This family has both chloramphenicol which use is prohibited in food animal species because it causes idiosyncratic aplastic anemia. Florfenicol is a newer molecule that does not have this side effect but can cause bone marrow suppression if used for a longer period of time. Florfenicol is used in swine to control respiratory disorders as second-line antibiotics.
Useful molecules to know in swine medicine:
- Chloramphenicol → Prohibited to use in food animal species!!
Mechanism of Action
Amphenicols bind to the 50S subunit of the ribosome and stop the addition of new amino-acids, inhibiting protein synthesis.
Check your learning: Amphenicols and Mechanism of Action
Amphenicols are broad spectrum and are efficient against aerobic and anaerobic Gram + and Gram – bacteria. They can also be used to treat Mycoplasma spp. infections.
Florfenicol has a good per os bioavailability in swine.
Amphenicols are lipid soluble and are neutral molecules which means that they have a good volume distribution. The antimicrobial tissue concentration is similar to plasma concentration. Additionally, they can access parts of the body that can be difficult to reach such as cerebro-spinal or synovial fluids.
50% of florfenicol is excreted unchanged in the urine. Phase I and Phase II metabolism occur in the liver, resulting in the creation of more water-soluble molecules that are excreted in the urine.
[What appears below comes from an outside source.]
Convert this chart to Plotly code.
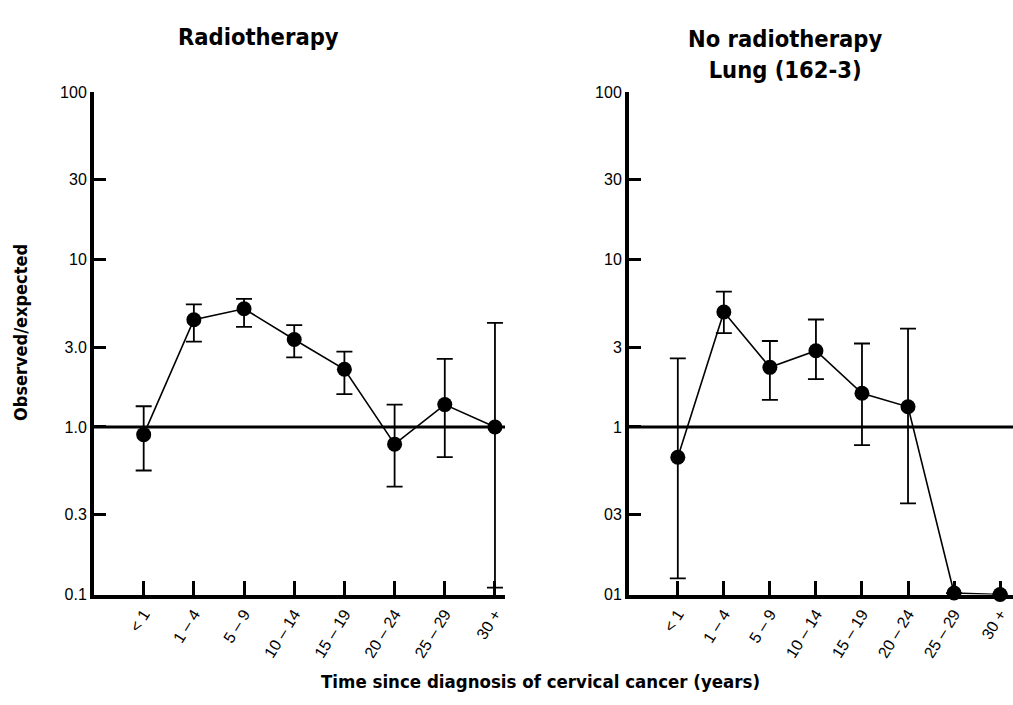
import plotly.graph_objects as go

categories = ["< 1", "1 – 4", "5 – 9", "10 – 14", "15 – 19", "20 – 24", "25 – 29", "30 +"]

# Radiotherapy panel
radio_value = [0.90, 4.37, 5.08, 3.33, 2.21, 0.79, 1.36, 1.00]
radio_upper = [1.33, 5.40, 5.82, 4.05, 2.82, 1.36, 2.55, 4.18]
radio_lower = [0.55, 3.23, 3.96, 2.60, 1.57, 0.44, 0.66, 0.11]

# No radiotherapy panel (Lung 162-3)
norad_value = [0.66, 4.86, 2.27, 2.85, 1.59, 1.32, 0.102, 0.10]
norad_upper = [2.57, 6.42, 3.26, 4.38, 3.15, 3.87, None, None]
norad_lower = [0.125, 3.63, 1.45, 1.93, 0.78, 0.35, None, None]

left_ticktext = ["0.1", "0.3", "1.0", "3.0", "10", "30", "100"]
right_ticktext = ["01", "03", "1", "3", "10", "30", "100"]
tickvals = [0.1, 0.3, 1, 3, 10, 30, 100]

W, H = 1013, 705
BOLD_FONT = "DejaVu Sans Condensed, Liberation Sans Narrow, Arial Narrow, sans-serif"
TICK_FONT = "Liberation Sans, Arial, Helvetica, sans-serif"


def err(vals, up, lo):
    plus = [(u - v) if u is not None else 0 for v, u in zip(vals, up)]
    minus = [(v - l) if l is not None else 0 for v, l in zip(vals, lo)]
    return plus, minus


fig = go.Figure()

for vals, up, lo, xa, ya in [
    (radio_value, radio_upper, radio_lower, "x", "y"),
    (norad_value, norad_upper, norad_lower, "x2", "y2"),
]:
    plus, minus = err(vals, up, lo)
    fig.add_trace(go.Scatter(
        x=categories, y=vals, xaxis=xa, yaxis=ya,
        mode="lines+markers",
        line=dict(color="black", width=1.6),
        marker=dict(color="black", size=15, symbol="circle"),
        error_y=dict(type="data", symmetric=False, array=plus, arrayminus=minus,
                     color="black", thickness=1.8, width=8),
        cliponaxis=False,
        showlegend=False,
    ))

axis_common = dict(
    showline=True, linecolor="black", linewidth=4, mirror=False,
    showgrid=False, zeroline=False,
    ticks="inside", tickcolor="black", tickwidth=3,
)
xtickfont = dict(family=TICK_FONT, size=16, color="black")
ytickfont = dict(family=TICK_FONT, size=16, color="black")

fig.update_layout(
    width=W, height=H,
    margin=dict(l=0, r=0, t=0, b=0),
    paper_bgcolor="white", plot_bgcolor="white",
    xaxis=dict(domain=[94 / W, 505 / W], type="category", range=[-0.99, 7.2],
               ticklen=14, tickangle=-58, anchor="y", tickfont=xtickfont,
               **axis_common),
    yaxis=dict(domain=[(H - 601) / H, (H - 86) / H], type="log", range=[-1, 2],
               tickvals=tickvals, ticktext=left_ticktext, ticklen=12, anchor="x",
               tickfont=ytickfont, **axis_common),
    xaxis2=dict(domain=[629 / W, 1.0], type="category", range=[-1.06, 7.28],
                ticklen=14, tickangle=-58, anchor="y2", tickfont=xtickfont,
                **axis_common),
    yaxis2=dict(domain=[(H - 601) / H, (H - 86) / H], type="log", range=[-1, 2],
                tickvals=tickvals, ticktext=right_ticktext, ticklen=12, anchor="x2",
                tickfont=ytickfont, **axis_common),
)

# Reference lines at observed/expected = 1
for xr, yr in [("x domain", "y"), ("x2 domain", "y2")]:
    fig.add_shape(type="line", xref=xr, yref=yr, x0=0, x1=1, y0=1, y1=1,
                  line=dict(color="black", width=3))

title_font = dict(family=BOLD_FONT, size=23.5, color="black")
fig.add_annotation(text="<b>Radiotherapy</b>", x=258 / W, y=(H - 30) / H,
                   xref="paper", yref="paper", showarrow=False, font=title_font,
                   xanchor="center", yanchor="middle")
fig.add_annotation(text="<b>No radiotherapy<br>Lung (162-3)</b>", x=785 / W, y=(H - 48) / H,
                   xref="paper", yref="paper", showarrow=False, font=title_font,
                   xanchor="center", yanchor="middle")
fig.add_annotation(text="<b>Observed/expected</b>", x=21 / W, y=(H - 333) / H,
                   xref="paper", yref="paper", showarrow=False, textangle=-90,
                   font=dict(family=BOLD_FONT, size=18, color="black"),
                   xanchor="center", yanchor="middle")
fig.add_annotation(text="<b>Time since diagnosis of cervical cancer (years)</b>",
                   x=540 / W, y=(H - 690) / H,
                   xref="paper", yref="paper", showarrow=False,
                   font=dict(family=BOLD_FONT, size=18.5, color="black"),
                   xanchor="center", yanchor="middle")

fig.write_html("out.html", post_script="document.body.style.margin='0';",
               config={"displayModeBar": False})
Reversible bone marrow suppression may happen if florfenicol is administered for a prolonged period of time. Stopping the treatment will usually reverse the effect. Perianal inflammation that can evolve into a rectal prolapse has been observed in swine. This effect also subsides when the treatment is stopped.
There are fewer resistances against florfenicol than there are against chloramphenicol but some Gram – bacteria have been found to carry plasmids with resistant genes.
The binding site of amphenicols on the ribosomal 50S subunit is located close to the binding site for other antimicrobials such as macrolides and lincosamides. Therefore, molecules from these antimicrobial families should not be given at the same time.
The elevated cost of florfenicol, associated with some of the side effects such as rectal prolapse, has limited its use to the second-line treatment of swine infections despite its broad spectrum and good distribution.